═══ MATERIAL PROVIDED

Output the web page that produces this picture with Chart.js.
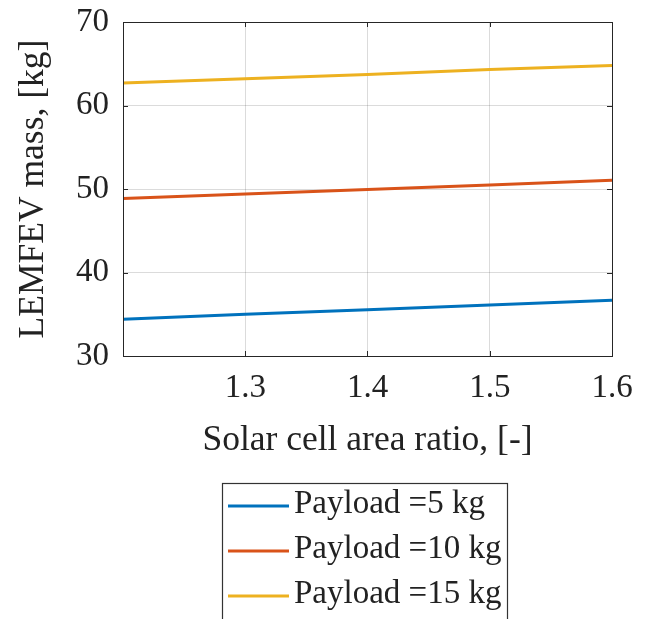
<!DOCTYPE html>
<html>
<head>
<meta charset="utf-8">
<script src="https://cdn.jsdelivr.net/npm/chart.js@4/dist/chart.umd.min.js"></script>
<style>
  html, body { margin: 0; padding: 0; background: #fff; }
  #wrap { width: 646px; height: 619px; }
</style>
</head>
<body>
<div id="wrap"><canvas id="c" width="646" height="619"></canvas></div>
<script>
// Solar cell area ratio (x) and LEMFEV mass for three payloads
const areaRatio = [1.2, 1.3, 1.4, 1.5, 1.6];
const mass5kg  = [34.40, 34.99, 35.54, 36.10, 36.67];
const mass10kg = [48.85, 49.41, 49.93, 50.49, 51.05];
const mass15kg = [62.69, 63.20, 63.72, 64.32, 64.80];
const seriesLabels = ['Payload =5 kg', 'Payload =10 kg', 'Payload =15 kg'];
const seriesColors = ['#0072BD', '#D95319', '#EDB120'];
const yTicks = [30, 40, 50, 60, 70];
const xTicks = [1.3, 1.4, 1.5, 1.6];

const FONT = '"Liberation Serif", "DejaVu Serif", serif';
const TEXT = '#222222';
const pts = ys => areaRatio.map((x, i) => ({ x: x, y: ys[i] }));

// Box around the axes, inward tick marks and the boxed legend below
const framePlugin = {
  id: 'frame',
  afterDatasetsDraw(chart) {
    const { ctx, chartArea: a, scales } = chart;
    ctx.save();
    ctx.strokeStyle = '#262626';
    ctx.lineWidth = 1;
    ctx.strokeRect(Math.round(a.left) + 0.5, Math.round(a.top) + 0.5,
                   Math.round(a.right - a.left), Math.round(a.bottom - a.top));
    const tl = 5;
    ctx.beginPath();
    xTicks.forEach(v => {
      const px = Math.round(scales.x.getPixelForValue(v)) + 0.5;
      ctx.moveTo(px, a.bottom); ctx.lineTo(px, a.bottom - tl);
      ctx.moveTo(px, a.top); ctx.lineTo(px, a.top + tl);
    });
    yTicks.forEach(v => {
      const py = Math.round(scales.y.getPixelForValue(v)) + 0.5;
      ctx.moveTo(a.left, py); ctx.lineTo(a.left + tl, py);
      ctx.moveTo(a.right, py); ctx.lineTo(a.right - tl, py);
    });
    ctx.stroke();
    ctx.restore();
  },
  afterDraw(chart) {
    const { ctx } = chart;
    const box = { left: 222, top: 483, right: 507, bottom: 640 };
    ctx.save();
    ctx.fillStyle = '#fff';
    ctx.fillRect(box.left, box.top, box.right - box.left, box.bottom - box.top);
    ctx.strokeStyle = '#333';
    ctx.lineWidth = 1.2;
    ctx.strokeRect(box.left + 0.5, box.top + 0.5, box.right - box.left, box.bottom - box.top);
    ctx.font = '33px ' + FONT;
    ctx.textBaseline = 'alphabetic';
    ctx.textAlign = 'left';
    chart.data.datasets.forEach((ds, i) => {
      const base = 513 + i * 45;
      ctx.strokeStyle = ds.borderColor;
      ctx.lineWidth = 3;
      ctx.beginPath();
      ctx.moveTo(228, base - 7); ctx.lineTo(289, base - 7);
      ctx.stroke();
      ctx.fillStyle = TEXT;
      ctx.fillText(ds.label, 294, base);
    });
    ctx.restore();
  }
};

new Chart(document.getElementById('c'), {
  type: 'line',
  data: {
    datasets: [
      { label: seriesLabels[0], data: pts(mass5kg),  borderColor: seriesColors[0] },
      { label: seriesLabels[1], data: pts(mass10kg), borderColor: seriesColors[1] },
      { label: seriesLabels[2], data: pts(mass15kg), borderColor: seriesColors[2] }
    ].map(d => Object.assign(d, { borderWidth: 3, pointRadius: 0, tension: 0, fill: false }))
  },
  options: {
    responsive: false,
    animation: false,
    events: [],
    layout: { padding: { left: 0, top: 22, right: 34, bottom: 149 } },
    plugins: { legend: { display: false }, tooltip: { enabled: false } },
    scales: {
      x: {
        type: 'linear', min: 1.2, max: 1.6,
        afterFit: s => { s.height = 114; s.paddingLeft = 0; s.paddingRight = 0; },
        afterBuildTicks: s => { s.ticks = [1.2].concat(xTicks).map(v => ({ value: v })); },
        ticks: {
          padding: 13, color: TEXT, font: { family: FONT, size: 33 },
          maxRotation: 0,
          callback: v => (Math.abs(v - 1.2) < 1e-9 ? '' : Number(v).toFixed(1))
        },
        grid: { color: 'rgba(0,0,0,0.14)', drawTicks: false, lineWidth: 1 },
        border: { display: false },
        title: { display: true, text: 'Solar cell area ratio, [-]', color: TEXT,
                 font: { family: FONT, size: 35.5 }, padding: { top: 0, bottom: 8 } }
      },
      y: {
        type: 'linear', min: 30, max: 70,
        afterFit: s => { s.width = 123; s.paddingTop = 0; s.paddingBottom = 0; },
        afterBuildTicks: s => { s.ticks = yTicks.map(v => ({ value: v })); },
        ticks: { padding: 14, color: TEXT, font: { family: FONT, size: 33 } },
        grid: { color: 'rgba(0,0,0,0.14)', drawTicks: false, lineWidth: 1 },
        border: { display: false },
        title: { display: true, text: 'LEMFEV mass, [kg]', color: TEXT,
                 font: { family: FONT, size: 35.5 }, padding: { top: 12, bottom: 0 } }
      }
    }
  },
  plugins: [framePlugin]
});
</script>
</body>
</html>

══════
═══ MATERIAL PROVIDED

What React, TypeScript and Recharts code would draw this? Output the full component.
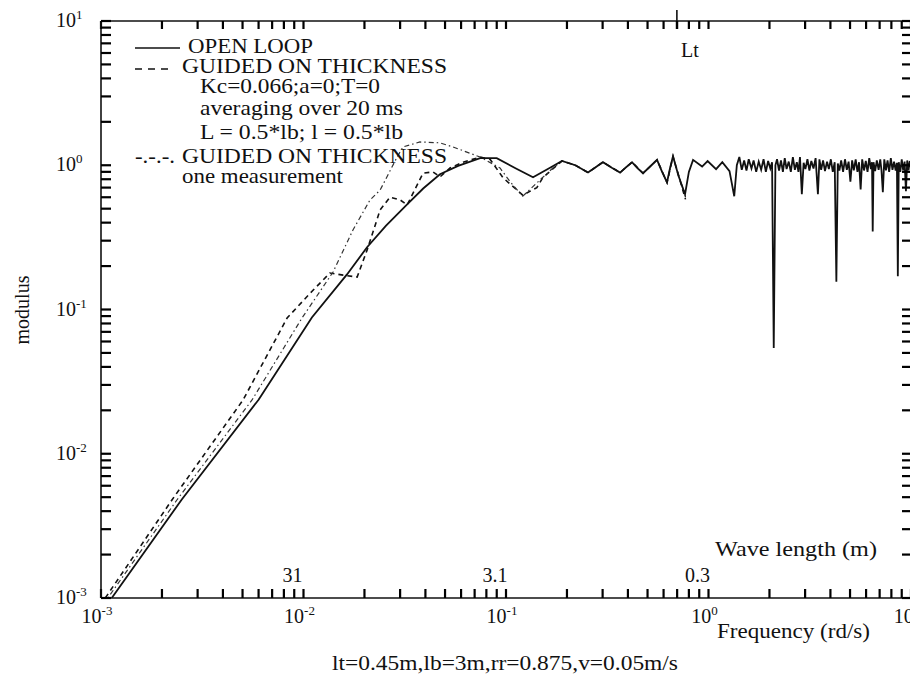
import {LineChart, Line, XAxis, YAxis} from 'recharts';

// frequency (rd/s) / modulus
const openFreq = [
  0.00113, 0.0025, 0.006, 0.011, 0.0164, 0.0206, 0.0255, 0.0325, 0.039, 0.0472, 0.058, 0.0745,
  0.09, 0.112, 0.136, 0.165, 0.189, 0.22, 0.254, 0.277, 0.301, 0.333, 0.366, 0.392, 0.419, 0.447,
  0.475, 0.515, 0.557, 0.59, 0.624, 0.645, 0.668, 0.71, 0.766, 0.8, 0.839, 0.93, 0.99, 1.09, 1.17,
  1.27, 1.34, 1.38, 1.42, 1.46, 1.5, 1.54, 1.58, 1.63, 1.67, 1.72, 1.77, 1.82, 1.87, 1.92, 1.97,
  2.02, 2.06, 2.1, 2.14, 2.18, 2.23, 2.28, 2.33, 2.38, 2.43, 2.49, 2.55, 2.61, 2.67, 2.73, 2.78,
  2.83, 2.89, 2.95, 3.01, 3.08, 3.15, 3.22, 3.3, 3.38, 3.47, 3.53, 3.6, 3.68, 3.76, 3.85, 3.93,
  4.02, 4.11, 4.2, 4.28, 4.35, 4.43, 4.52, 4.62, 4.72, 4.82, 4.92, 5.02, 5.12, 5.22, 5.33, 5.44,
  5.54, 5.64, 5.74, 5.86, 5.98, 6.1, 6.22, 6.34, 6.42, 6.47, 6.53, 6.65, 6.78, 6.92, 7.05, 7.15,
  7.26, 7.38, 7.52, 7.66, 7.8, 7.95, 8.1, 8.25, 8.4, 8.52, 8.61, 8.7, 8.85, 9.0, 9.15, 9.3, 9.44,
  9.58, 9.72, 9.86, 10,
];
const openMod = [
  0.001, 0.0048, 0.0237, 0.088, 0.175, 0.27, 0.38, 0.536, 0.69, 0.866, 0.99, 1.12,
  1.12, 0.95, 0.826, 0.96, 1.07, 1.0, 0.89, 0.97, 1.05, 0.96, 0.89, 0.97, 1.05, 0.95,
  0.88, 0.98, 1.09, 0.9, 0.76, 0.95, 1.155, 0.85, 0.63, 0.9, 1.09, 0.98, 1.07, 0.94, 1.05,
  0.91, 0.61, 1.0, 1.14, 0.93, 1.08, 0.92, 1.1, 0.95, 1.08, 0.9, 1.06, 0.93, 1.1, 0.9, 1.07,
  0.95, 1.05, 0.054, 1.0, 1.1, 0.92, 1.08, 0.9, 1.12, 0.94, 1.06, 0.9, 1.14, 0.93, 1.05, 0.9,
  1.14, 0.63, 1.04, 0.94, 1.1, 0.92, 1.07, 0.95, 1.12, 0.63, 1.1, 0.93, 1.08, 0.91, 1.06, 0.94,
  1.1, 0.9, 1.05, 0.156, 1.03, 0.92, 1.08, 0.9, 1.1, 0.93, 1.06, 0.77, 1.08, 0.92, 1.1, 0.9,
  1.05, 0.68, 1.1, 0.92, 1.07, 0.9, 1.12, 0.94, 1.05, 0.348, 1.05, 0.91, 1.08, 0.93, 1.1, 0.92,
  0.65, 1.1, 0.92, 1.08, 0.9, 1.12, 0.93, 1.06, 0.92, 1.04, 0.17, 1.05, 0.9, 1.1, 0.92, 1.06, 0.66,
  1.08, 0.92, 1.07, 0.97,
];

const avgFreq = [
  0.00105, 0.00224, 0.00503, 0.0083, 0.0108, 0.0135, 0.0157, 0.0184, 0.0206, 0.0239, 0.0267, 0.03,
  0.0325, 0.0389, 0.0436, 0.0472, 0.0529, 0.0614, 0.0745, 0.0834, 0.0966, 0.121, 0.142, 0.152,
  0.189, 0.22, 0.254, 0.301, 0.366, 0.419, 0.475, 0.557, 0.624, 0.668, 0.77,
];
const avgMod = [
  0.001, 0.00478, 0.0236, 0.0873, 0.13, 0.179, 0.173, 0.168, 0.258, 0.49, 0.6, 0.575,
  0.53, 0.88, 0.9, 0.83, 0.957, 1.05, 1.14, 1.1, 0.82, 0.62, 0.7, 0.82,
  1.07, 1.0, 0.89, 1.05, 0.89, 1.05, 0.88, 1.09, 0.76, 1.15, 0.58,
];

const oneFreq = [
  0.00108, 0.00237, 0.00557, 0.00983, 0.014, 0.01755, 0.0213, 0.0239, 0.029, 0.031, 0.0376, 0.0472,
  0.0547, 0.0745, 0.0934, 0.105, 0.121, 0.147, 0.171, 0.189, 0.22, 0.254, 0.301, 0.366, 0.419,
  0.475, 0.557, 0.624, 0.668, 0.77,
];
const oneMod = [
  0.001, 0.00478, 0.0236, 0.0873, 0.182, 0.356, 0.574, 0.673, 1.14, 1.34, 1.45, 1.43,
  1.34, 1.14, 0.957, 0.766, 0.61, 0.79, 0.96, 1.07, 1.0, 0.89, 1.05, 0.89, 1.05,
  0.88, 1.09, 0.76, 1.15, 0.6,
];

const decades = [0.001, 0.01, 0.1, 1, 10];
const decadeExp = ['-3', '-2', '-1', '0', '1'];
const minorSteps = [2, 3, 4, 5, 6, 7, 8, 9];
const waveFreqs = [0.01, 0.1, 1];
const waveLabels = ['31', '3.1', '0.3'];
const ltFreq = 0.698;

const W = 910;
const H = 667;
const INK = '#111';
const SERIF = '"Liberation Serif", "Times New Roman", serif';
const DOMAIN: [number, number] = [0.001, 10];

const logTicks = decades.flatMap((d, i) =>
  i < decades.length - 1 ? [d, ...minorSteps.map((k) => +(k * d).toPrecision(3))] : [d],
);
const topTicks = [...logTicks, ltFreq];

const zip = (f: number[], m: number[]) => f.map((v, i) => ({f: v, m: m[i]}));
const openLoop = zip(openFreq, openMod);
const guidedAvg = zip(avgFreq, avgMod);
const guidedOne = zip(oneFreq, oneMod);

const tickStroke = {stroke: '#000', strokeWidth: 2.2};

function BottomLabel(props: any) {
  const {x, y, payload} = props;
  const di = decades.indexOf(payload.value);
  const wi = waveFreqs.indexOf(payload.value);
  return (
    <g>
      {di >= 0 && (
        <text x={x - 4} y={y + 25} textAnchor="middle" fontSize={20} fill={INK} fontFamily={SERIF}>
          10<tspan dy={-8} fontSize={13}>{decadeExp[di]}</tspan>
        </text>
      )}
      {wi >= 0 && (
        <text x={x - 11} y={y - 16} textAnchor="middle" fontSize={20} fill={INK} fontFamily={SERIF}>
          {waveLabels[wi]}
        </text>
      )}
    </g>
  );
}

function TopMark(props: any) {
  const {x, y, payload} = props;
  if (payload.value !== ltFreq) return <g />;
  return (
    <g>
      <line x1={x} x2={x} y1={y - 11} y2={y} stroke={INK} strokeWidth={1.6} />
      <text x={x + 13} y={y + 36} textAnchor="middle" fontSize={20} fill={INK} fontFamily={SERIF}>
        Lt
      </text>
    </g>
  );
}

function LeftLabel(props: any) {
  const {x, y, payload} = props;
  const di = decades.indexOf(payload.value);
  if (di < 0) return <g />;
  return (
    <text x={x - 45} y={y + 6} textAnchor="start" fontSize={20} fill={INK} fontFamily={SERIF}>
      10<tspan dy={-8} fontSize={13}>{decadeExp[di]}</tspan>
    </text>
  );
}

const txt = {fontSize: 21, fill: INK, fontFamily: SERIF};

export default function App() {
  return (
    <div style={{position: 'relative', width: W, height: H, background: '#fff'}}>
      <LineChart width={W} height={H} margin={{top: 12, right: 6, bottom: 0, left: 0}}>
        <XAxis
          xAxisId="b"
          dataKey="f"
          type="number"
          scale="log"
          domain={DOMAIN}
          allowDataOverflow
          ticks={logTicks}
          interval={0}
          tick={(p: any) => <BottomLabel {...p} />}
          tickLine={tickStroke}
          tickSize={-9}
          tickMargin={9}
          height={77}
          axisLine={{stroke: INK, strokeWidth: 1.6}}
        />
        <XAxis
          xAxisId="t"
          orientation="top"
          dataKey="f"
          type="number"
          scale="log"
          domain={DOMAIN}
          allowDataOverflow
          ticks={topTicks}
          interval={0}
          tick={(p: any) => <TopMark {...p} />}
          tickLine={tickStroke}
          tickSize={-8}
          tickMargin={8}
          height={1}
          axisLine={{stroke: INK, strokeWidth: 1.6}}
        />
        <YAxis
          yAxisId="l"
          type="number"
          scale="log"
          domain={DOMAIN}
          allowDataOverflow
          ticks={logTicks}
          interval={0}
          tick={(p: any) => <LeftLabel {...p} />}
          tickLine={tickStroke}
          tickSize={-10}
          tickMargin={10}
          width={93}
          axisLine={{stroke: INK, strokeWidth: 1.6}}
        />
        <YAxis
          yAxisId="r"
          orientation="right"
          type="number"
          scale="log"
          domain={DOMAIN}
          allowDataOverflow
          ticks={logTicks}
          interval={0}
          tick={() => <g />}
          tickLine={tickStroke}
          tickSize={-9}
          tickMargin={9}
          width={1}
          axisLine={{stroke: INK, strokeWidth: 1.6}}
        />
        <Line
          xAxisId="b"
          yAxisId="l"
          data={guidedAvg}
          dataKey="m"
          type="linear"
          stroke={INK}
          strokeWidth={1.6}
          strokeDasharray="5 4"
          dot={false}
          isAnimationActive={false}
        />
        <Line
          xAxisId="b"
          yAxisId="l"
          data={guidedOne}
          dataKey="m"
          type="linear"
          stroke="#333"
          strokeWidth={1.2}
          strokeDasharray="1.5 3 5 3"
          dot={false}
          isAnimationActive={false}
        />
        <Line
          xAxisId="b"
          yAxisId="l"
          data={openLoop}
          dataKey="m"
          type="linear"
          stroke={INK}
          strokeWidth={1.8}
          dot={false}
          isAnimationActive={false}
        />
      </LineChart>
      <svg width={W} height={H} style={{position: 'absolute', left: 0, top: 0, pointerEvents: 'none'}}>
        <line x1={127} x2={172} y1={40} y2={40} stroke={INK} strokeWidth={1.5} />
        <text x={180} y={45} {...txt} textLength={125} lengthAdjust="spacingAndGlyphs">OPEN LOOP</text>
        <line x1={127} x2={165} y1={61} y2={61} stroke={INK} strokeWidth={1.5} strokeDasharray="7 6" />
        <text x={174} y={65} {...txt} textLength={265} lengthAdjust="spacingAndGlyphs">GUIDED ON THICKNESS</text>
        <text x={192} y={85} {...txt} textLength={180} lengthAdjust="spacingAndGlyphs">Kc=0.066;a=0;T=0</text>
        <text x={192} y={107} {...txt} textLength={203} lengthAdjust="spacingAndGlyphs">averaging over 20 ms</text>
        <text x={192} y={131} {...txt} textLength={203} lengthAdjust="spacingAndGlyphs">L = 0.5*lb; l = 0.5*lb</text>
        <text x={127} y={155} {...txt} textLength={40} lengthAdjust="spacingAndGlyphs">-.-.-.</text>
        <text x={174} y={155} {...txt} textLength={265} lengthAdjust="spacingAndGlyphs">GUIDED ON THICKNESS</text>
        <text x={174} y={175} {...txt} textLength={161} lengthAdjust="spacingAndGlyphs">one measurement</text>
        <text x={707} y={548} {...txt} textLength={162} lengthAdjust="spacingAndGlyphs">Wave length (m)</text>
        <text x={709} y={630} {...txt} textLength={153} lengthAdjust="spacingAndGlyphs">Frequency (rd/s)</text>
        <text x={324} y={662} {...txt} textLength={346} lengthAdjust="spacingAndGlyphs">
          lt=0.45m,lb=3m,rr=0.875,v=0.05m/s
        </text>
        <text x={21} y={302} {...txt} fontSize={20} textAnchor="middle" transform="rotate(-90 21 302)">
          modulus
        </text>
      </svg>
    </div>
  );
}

══════

# EXERCISE TASK:
Start at the line containing "Output the web" and stop at the line containing "const pts = ys"; transcribe those lines exactly, skipping pictures.

# SOLVED EXERCISE:
Output the web page that produces this picture with Chart.js.
<!DOCTYPE html>
<html>
<head>
<meta charset="utf-8">
<script src="https://cdn.jsdelivr.net/npm/chart.js@4/dist/chart.umd.min.js"></script>
<style>
  html, body { margin: 0; padding: 0; background: #fff; }
  #wrap { width: 646px; height: 619px; }
</style>
</head>
<body>
<div id="wrap"><canvas id="c" width="646" height="619"></canvas></div>
<script>
// Solar cell area ratio (x) and LEMFEV mass for three payloads
const areaRatio = [1.2, 1.3, 1.4, 1.5, 1.6];
const mass5kg  = [34.40, 34.99, 35.54, 36.10, 36.67];
const mass10kg = [48.85, 49.41, 49.93, 50.49, 51.05];
const mass15kg = [62.69, 63.20, 63.72, 64.32, 64.80];
const seriesLabels = ['Payload =5 kg', 'Payload =10 kg', 'Payload =15 kg'];
const seriesColors = ['#0072BD', '#D95319', '#EDB120'];
const yTicks = [30, 40, 50, 60, 70];
const xTicks = [1.3, 1.4, 1.5, 1.6];

const FONT = '"Liberation Serif", "DejaVu Serif", serif';
const TEXT = '#222222';
const pts = ys => areaRatio.map((x, i) => ({ x: x, y: ys[i] }));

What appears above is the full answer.